Another point of contention is whether the question of Erga Omnes obligation is sufficient to confer jurisdiction to the court negating the consent factor, this was the entire point of debate in East Timor Case, wherein the court was categorical in stating that Consent and Erga Omnes obligation has to be seen in a different light.
Unlike domestic law, the process of adducing evidence in International Law is flexible, if established that there is a breach of International Law, Article 48, 49 and 50 of the ICJ articulates various ways like the credibility of expert opinion, agent to produce document and explanation. The court may also make on-site visit, by invoking Article 44(2) of the statute along with Rule 66 of the Rules of the court. This was done by the court in two circumstances viz in River Meuse and Gabcikovo Nagymaros case.
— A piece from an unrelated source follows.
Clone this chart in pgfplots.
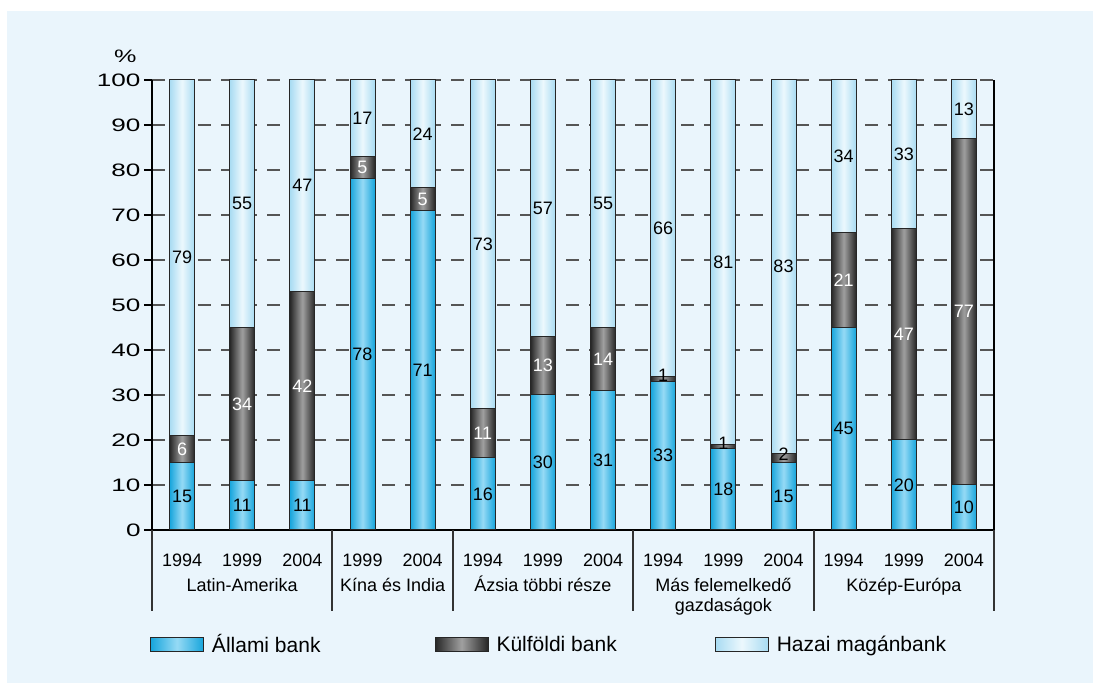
\documentclass[border=0pt]{standalone}
\usepackage{pgfplots}
\pgfplotsset{compat=1.18}
\usepackage{pgfplotstable}
\usepackage{fontspec}
\setmainfont{Liberation Sans}
\definecolor{bgc}{RGB}{234,245,252}
\definecolor{aedge}{RGB}{22,165,220}
\definecolor{amid}{RGB}{150,218,245}
\definecolor{kedge}{RGB}{38,38,38}
\definecolor{kmid}{RGB}{160,160,160}
\definecolor{hedge}{RGB}{168,219,242}
\definecolor{hmid}{RGB}{236,248,253}
\definecolor{gridc}{RGB}{85,85,85}

\newcommand\defbarshading[3]{\pgfdeclarehorizontalshading{#1}{100bp}{color(0bp)=(#2); color(25bp)=(#2); color(25.7746bp)=(#3); color(26.5492bp)=(#2);
color(28.7270bp)=(#2); color(29.5016bp)=(#3); color(30.2762bp)=(#2);
color(32.4540bp)=(#2); color(33.2286bp)=(#3); color(34.0032bp)=(#2);
color(36.1809bp)=(#2); color(36.9555bp)=(#3); color(37.7301bp)=(#2);
color(39.9079bp)=(#2); color(40.6825bp)=(#3); color(41.4571bp)=(#2);
color(43.6349bp)=(#2); color(44.4095bp)=(#3); color(45.1841bp)=(#2);
color(47.3619bp)=(#2); color(48.1365bp)=(#3); color(48.9111bp)=(#2);
color(51.0889bp)=(#2); color(51.8635bp)=(#3); color(52.6381bp)=(#2);
color(54.8158bp)=(#2); color(55.5904bp)=(#3); color(56.3650bp)=(#2);
color(58.5428bp)=(#2); color(59.3174bp)=(#3); color(60.0920bp)=(#2);
color(62.2698bp)=(#2); color(63.0444bp)=(#3); color(63.8190bp)=(#2);
color(65.9968bp)=(#2); color(66.7714bp)=(#3); color(67.5460bp)=(#2);
color(69.7238bp)=(#2); color(70.4984bp)=(#3); color(71.2730bp)=(#2);
color(73.4507bp)=(#2); color(74.2253bp)=(#3); color(75bp)=(#2);
color(100bp)=(#2)}}
\defbarshading{shA}{aedge}{amid}
\defbarshading{shK}{kedge}{kmid}
\defbarshading{shH}{hedge}{hmid}

\pgfplotstableread{
x s k h
0 15 6 79
1 11 34 55
2 11 42 47
3 78 5 17
4 71 5 24
5 16 11 73
6 30 13 57
7 31 14 55
8 33 1 66
9 18 1 81
10 15 2 83
11 45 21 34
12 20 47 33
13 10 77 13
}\data

\begin{document}
\begin{tikzpicture}
\fill[white] (-76pt,-76.5pt) rectangle (470.5pt,265pt);
\fill[bgc] (-72.5pt,-76.5pt) rectangle (470.5pt,259.5pt);
\begin{axis}[
  at={(0pt,0pt)}, anchor=south west,
  scale only axis, width=421pt, height=225pt,
  xmin=-0.5, xmax=13.5, ymin=0, ymax=100, clip=false,
  ybar stacked, bar width=12.5pt,
  axis lines=left, axis line style={-, line width=1.2pt, black},
  ytick={0,10,...,100},
  xtick={0,...,13},
  xticklabels={1994,1999,2004,1999,2004,1994,1999,2004,1994,1999,2004,1994,1999,2004},
  tick align=outside, major tick length=4pt,
  x tick style={draw=none},
  y tick style={line width=1.1pt, black},
  /pgf/number format/assume math mode=true,
  yticklabel style={font=\fontsize{9}{10}\selectfont, inner sep=1pt, xscale=1.45},
  xticklabel style={font=\fontsize{9}{10}\selectfont, anchor=base, inner sep=0pt, yshift=-14.5pt},
  ymajorgrids,
  major grid style={gridc, line width=0.6pt, dash pattern=on 6.5pt off 5pt},
  legend columns=3,
  legend style={at={(0,0)}, anchor=west, xshift=-1pt, yshift=-57.5pt, draw=none, fill=none,
    inner sep=0pt, outer sep=0pt, column sep=0pt,
    font=\fontsize{10.5}{12}\selectfont,
    /tikz/every odd column/.append style={column sep=2pt},
    /tikz/every even column/.append style={column sep=47pt}},
  legend cell align=left,
]
\addplot[draw=black!85, line width=0.5pt, shade, shading=shA, shading angle=0,
  legend image code/.code={\draw[draw=black!85, line width=0.5pt, left color=aedge, right color=aedge, middle color=amid] (0pt,-3.5pt) rectangle (26.5pt,3.5pt);}]
  table[x=x, y=s] {\data};
\addlegendentry{Állami bank\rule{8pt}{0pt}}
\addplot[draw=black!85, line width=0.5pt, shade, shading=shK, shading angle=0,
  legend image code/.code={\draw[draw=black!85, line width=0.5pt, left color=kedge, right color=kedge, middle color=kmid] (0pt,-3.5pt) rectangle (26.5pt,3.5pt);}]
  table[x=x, y=k] {\data};
\addlegendentry{Külföldi bank}
\addplot[draw=black!85, line width=0.5pt, shade, shading=shH, shading angle=0,
  legend image code/.code={\draw[draw=black!85, line width=0.5pt, left color=hedge, right color=hedge, middle color=hmid] (0pt,-3.5pt) rectangle (26.5pt,3.5pt);}]
  table[x=x, y=h] {\data};
\addlegendentry{Hazai magánbank}

\draw[line width=1.2pt, black] (axis cs:13.5,0) -- (axis cs:13.5,100);
\draw[line width=1pt, black!80] (axis cs:-0.5,0) -- ++(0pt,-40.5pt);
\draw[line width=1pt, black!80] (axis cs:2.5,0) -- ++(0pt,-40.5pt);
\draw[line width=1pt, black!80] (axis cs:4.5,0) -- ++(0pt,-40.5pt);
\draw[line width=1pt, black!80] (axis cs:7.5,0) -- ++(0pt,-40.5pt);
\draw[line width=1pt, black!80] (axis cs:10.5,0) -- ++(0pt,-40.5pt);
\draw[line width=1pt, black!80] (axis cs:13.5,0) -- ++(0pt,-40.5pt);
\node[font=\fontsize{9}{11}\selectfont, anchor=base, inner sep=0pt, yshift=-31pt] at (axis cs:1,0) {Latin-Amerika};
\node[font=\fontsize{9}{11}\selectfont, anchor=base, inner sep=0pt, yshift=-31pt] at (axis cs:3.5,0) {Kína és India};
\node[font=\fontsize{9}{11}\selectfont, anchor=base, inner sep=0pt, yshift=-31pt] at (axis cs:6,0) {Ázsia többi része};
\node[font=\fontsize{9}{11}\selectfont, anchor=base, inner sep=0pt, yshift=-31pt] at (axis cs:9,0) {Más felemelkedő};
\node[font=\fontsize{9}{11}\selectfont, anchor=base, inner sep=0pt, yshift=-41pt] at (axis cs:9,0) {gazdaságok};
\node[font=\fontsize{9}{11}\selectfont, anchor=base, inner sep=0pt, yshift=-31pt] at (axis cs:12,0) {Közép-Európa};
\node[font=\fontsize{9}{10}\selectfont, inner sep=0pt, xscale=1.4, xshift=-9.5pt, yshift=12pt] at (rel axis cs:0,1) {\%};
\end{axis}
\begin{axis}[
  at={(0pt,0pt)}, anchor=south west,
  scale only axis, width=421pt, height=225pt,
  xmin=-0.5, xmax=13.5, ymin=0, ymax=100, clip=false, hide axis,
  every node near coord/.append style={anchor=center, inner sep=0pt, font=\fontsize{9}{10}\selectfont},
]
\addplot[only marks, mark=none, nodes near coords, point meta=explicit symbolic]
  table[x=x, y expr=\thisrow{s}/2, meta=s] {\data};
\addplot[only marks, mark=none, nodes near coords, point meta=explicit symbolic]
  table[x=x, y expr=\thisrow{s}+\thisrow{k}+\thisrow{h}/2, meta=h] {\data};
\addplot[only marks, mark=none, nodes near coords, point meta=explicit symbolic,
  every node near coord/.append style={text=white}, restrict expr to domain={\thisrow{k}}{3:100}]
  table[x=x, y expr=\thisrow{s}+\thisrow{k}/2, meta=k] {\data};
\addplot[only marks, mark=none, nodes near coords, point meta=explicit symbolic,
  restrict expr to domain={\thisrow{k}}{0:2.5}]
  table[x=x, y expr=\thisrow{s}+\thisrow{k}/2+0.8, meta=k] {\data};
\end{axis}
\pgfresetboundingbox
\useasboundingbox (-76pt,-76.5pt) rectangle (470.5pt,265pt);
\end{tikzpicture}
\end{document}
Provisional Measures vested in the court, further extrapolates the jurisdiction of the court, the object under Article 41 is to preserve the rights of either parties. In the Nuclear Test and Fisheries Jurisdiction case, only in case of urgent necessity provisional order could be pressed into service. In one of the controversial case in ICJ, La Grande, the court applied Article 33(4) to avoid prejudice to the rights of the parties.
Again counter-claims, which is subject-matter of the application (additional claim), Article 80 of the Rules of the court, the claim should be directly connected with the subject-matter of the claim of the other parties. With regard to enforcement, Article 60 it is clear that decision is final without appeal, the court will not look into the enforcement part. The interpretation of the Judgment envisioned under Rule 98(1) of the statute, in case of dispute regarding the scope of the Judgment, it must place due regards to the operative part of the Judgment.
Many scholars have chastised ICJ as court of jurisdiction and numerous flaws have been created courtesy the states vital interest hogging the limelight, also the role of International Organization to become part of the contentious case is often emphasized. Moreover, the role played by the secretary-General to give advisory opinion rather than the ICJ is marked by numerous jurist. The world court lost it dignity in the 1990’s in the Lockerbie case, wherein it had to bow down to Security Council, thanks to the Security Council Resolution 748 vis-à-vis Article 103, placing Security Council at a higher pedestal to that of ICJ. Modern International Law has been a constant battle between organs of United Nations.